◆ YOUR GOAL ◆
Reproduce the listing below exactly, beginning with its first line and ending with the line that holds "plt.rcParams['font.family'] = ['Noto"; pictures are not part of the copy.

◆ DATASET SECTION ◆
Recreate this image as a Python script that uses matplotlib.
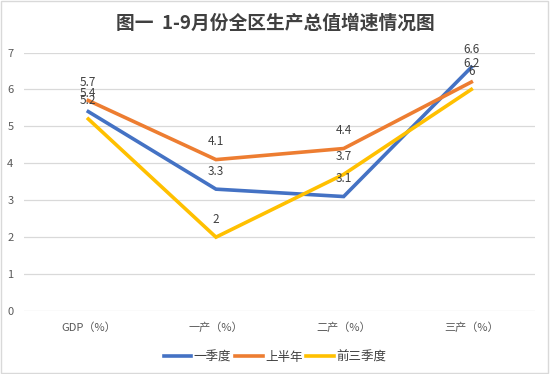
import matplotlib
matplotlib.use("Agg")
import matplotlib.pyplot as plt
from matplotlib.patches import Rectangle

plt.rcParams['font.family'] = ['Noto Sans CJK SC', 'DejaVu Sans']

categories = ["GDP（%）", "一产（%）", "二产（%）", "三产（%）"]
series_names = ["一季度", "上半年", "前三季度"]
q1 = [5.4, 3.3, 3.1, 6.6]
h1 = [5.7, 4.1, 4.4, 6.2]
q3 = [5.2, 2.0, 3.7, 6.0]
colors = ["#4472C4", "#ED7D31", "#FFC000"]
title = "图一  1-9月份全区生产总值增速情况图"

fig = plt.figure(figsize=(5.5, 3.74), dpi=100)
ax = fig.add_axes([0.0445, 0.1684, 0.9285, 0.6912])

x = list(range(len(categories)))
for vals, name, c in zip([q1, h1, q3], series_names, colors):
    ax.plot(x, vals, color=c, lw=2.6, label=name, solid_joinstyle='miter')
    for xi, v in zip(x, vals):
        lab = f"{v:g}"
        ax.annotate(lab, (xi, v), xytext=(0, 13), textcoords='offset points',
                    ha='center', va='center', fontsize=8.5, color='#404040')

ax.set_xlim(-0.5, len(categories) - 0.5)
ax.set_ylim(0, 7)
ax.set_yticks(range(0, 8))
ax.set_xticks(x)
ax.set_xticklabels(categories)
ax.tick_params(axis='both', length=0, labelsize=8, colors='#595959')
ax.tick_params(axis='y', pad=8)
ax.tick_params(axis='x', pad=8)
ax.grid(axis='y', color='#D9D9D9', lw=0.9)
ax.set_axisbelow(True)
for s in ax.spines.values():
    s.set_visible(False)

fig.text(0.5, 0.937, title, ha='center', va='center', fontsize=13.5,
         fontweight='bold', color='#404040')

leg = fig.legend(loc='center', bbox_to_anchor=(0.5, 0.045), ncol=3, frameon=False,
                 fontsize=9, handlelength=2.2, handletextpad=0.2, columnspacing=0.3)
for t in leg.get_texts():
    t.set_color('#404040')

fig.patches.append(Rectangle((0.002, 0.003), 0.995, 0.994, transform=fig.transFigure,
                             fill=False, edgecolor='#D9D9D9', lw=1))

fig.savefig("out.png", dpi=100, facecolor='white')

◆ FINAL RESULT ◆
Recreate this image as a Python script that uses matplotlib.
import matplotlib
matplotlib.use("Agg")
import matplotlib.pyplot as plt
from matplotlib.patches import Rectangle

plt.rcParams['font.family'] = ['Noto Sans CJK SC', 'DejaVu Sans']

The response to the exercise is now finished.